O frailties of high honor and reputation,  
That can be destroyed and washed away 
As swiftly as the flight of time's moment  
And in the most ignoble of human follies. 
I built a dunghill of a monument to myself  
With great shows of piety and righteousness. 
Yet, in my moment of sheer stupidity and silliness,  
I blew away my dunghill monument to pieces, 
And angered the Lord my God and all his angels.    


O the desolation and loneliness of a fallen man 
Whose pride and haughtiness took him to a great height,  
From which he fell to the depth of greater misery 
Which he so rightfully deserved and received.  
But will God redeem him again?
 Image result for william blake job illustrations

 --William Blake 

1 comment:

  1. Pride goes before destruction,
    a haughty spirit before a fall.
    --Shlomo: Mishlei [Solomon: Book of Proverbs] 16:18

    But when his heart was lifted up, and his mind hardened in pride, he was deposed from his kingly throne, and they took his glory from him.
    --Daniel 5:20

    Solomon’s reign are conventionally dated ca. 970-931 BCE, and Daniel lived during the Jews’ Babylonian captivity from 597-539 BCE, so Jon is taking poetic license by having Job, from a much earlier period, quote these biblical passages.
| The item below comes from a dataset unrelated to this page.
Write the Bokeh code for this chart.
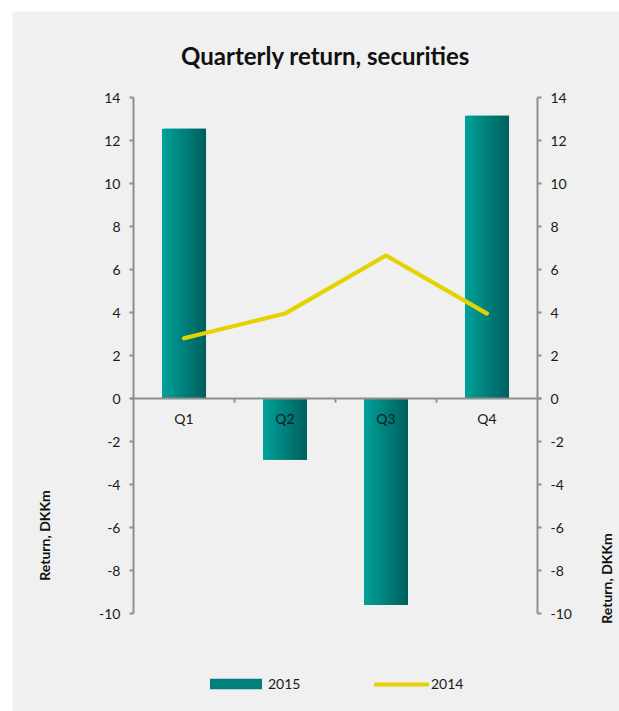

The usual mistranslation of the proverb, “Pride goeth before a fall,” perhaps arose from Herman Melville’s summation (“So the bell’s main weakness was where man’s blood had flawed it. And so pride went before the fall”) in “The Bell Tower,” originally published in “Putnam’s Monthly Magazine” in 1855 and then chosen as the final short story in his 1856 book, “The Piazza Tales.” Although his first book, “Typee: A Peep at Polynesian Life” (1846) was a best-seller, his later works (including “Moby-Dick; or, The Whale” in 1851) were commercial failures. “The Confidence-Man: His Masquerade” (1857) was his last work of prose published in his lifetime, and he fell from literary consciousness. Melville feared that his obituary would only remember him as someone who had lived “among the cannibals,” but after he died in 1891, the apocryphal story circulated that the “New York Times” had referred to him as Henry Melville; however, in a later article, the paper did mention “the late Hiram Melville.”